In May 2017, The New York Times wrote that Robert Mueller as special counsel had stated explicitly that his task was “to oversee the investigation into ties between President Trump’s campaign and Russian officials” and specifically “investigate ‘any links and/or coordination between the Russian government and individuals associated with the campaign of President Donald Trump.’ ”

Greenwald noted that the “related secondary media-created conspiracy theory was that the Kremlin clandestinely controlled U.S. political institutions by virtue of sexual and financial blackmail held over President Trump, which they used to compel him to obediently obey their dictates. ‘I don’t know what the Russians have on the president, politically, personally, or financially’ was the dark innuendo which House Speaker Nancy Pelosi and her media allies most loved to spout. ‘Prestige news’ outlets created their own Q-Anon-level series of art designed to implant in Americans’ minds a slew of McCarthyite imagery showing the Kremlin (or an iconic Moscow cathedral they mistook for the Kremlin) having fully infiltrated Washington’s key institutions.”

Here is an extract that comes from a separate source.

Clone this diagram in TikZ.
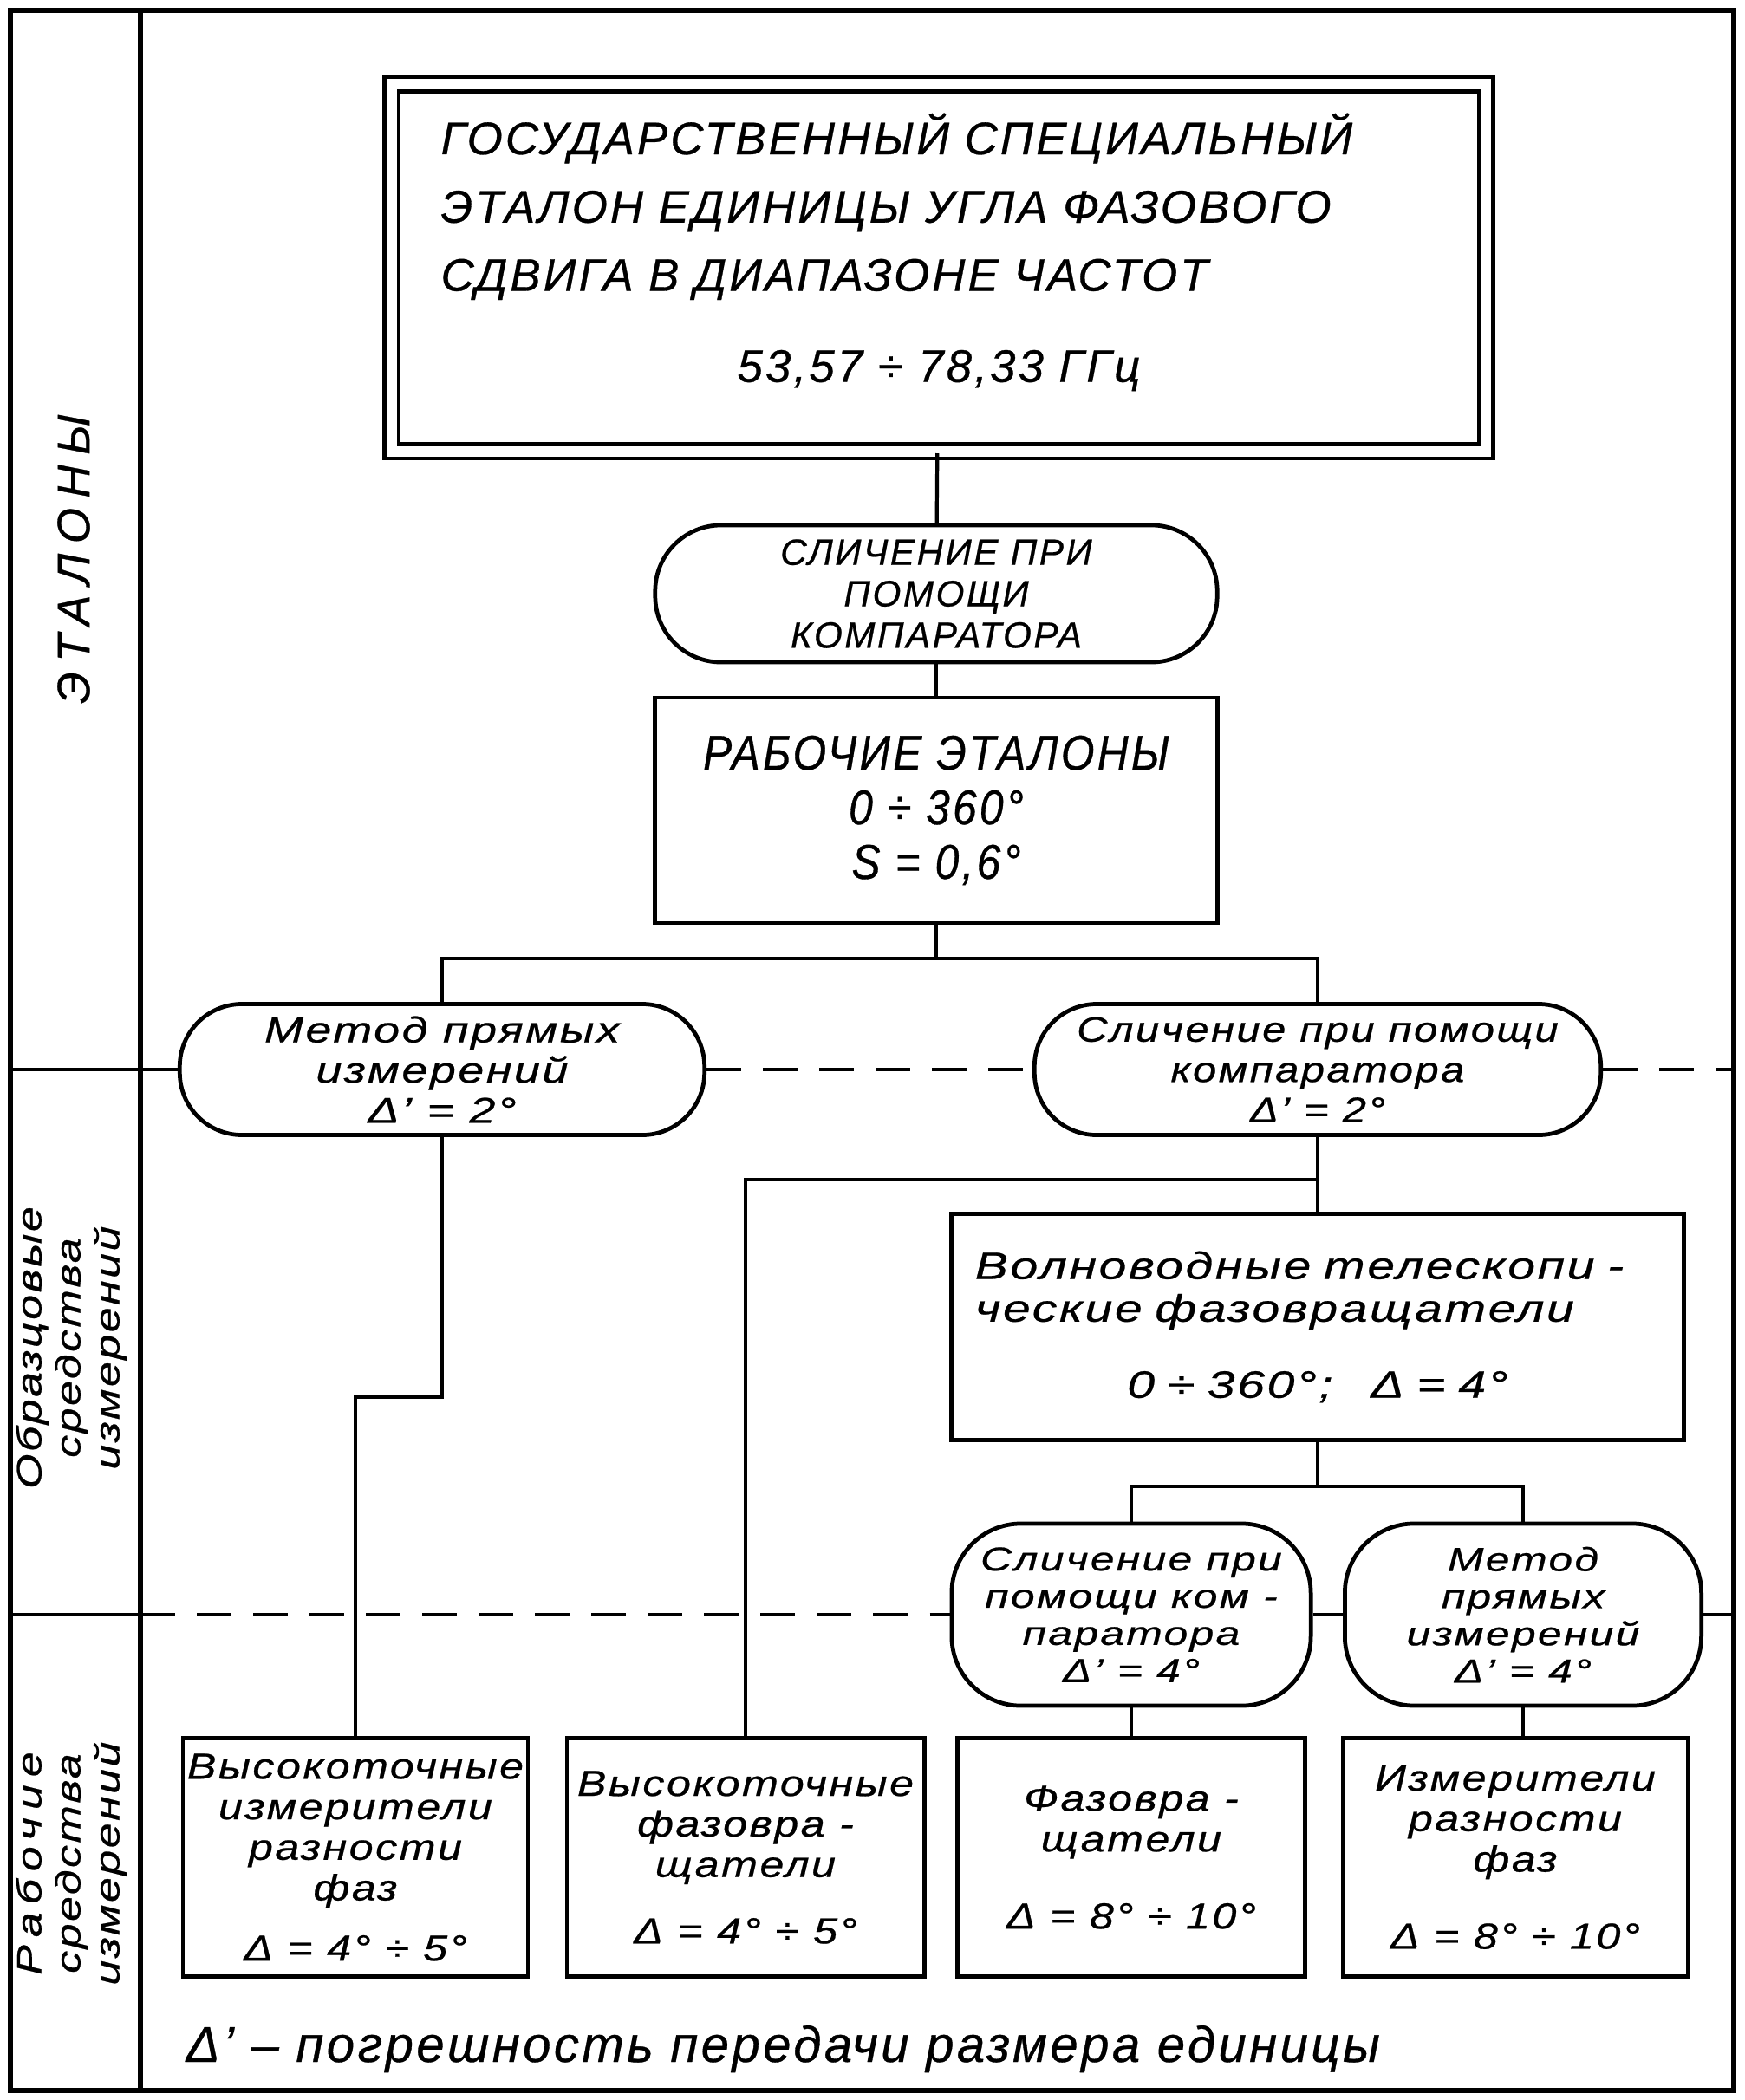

Cover story of The New Yorker, Feb. 24, 2017

But, Greenwald noted, “that all came crashing down on their heads in April, 2019, when Mueller announced that he was closing his investigation without charging even a single American with the criminal conspiracy that launched the entire spectacle: criminally conspiring with the Russian government to interfere in the election. Again: while Mueller — like so many Washington special counsels before him — ended up snaring some operatives in alleged process crimes committed after the investigation commenced (lying to the FBI and obstruction of justice) or unrelated crimes (Manafort’s financial sleaze), the 18-month aggressive, sprawling investigation resulted in exactly zero criminal charges on the core claim that Trump officials had criminally conspired with Russia.”

Mueller’s final report explicitly stated that “the investigation did not establish that members of the Trump campaign conspired or coordinated with the Russian government in its election.”

Greenwald noted that, in many cases, Mueller’s report “went even further than this ‘did not establish’ formulation to state that there was no evidence of any kind found for many of the key media conspiracies (‘The investigation did not identify evidence that any U.S. persons knowingly or intentionally coordinated with the IRA’s interference operation’; the ‘evidence does not establish that one campaign official’s efforts to dilute a portion of the Republican platform was undertaken at the behest of candidate Trump or Russia’; ‘the investigation did not establish that [Carter] Page coordinated with the Russian government in its efforts to interfere in the 2016 presidential election’). The Report also barely even dignified let alone confirmed the long-standing, utterly deranged Democratic/media conspiracy theory that the Kremlin had taken over U.S. policy through blackmail.”

In the weeks after the Mueller report came out, Greenwald noted, “Democrats and media figures gamely attempted to deny that it obliterated the conspiracy theories to which they had relentlessly subjected the country for the prior four years. How could they do otherwise? They staked their entire reputations and the trust of their audience on having this be true.”

Greenwald concluded: “But whatever else is true, it is vital to understand what news outlets mean when they claim they have ‘independently verified’ the uncorroborated reports of other similar outlets. It means nothing of consequence. In many if not most cases — enough to make this formulation totally unreliable — it signifies nothing more than their willingness to serve as stenographers for the same anonymous political operatives who fed their competitors similar propaganda.”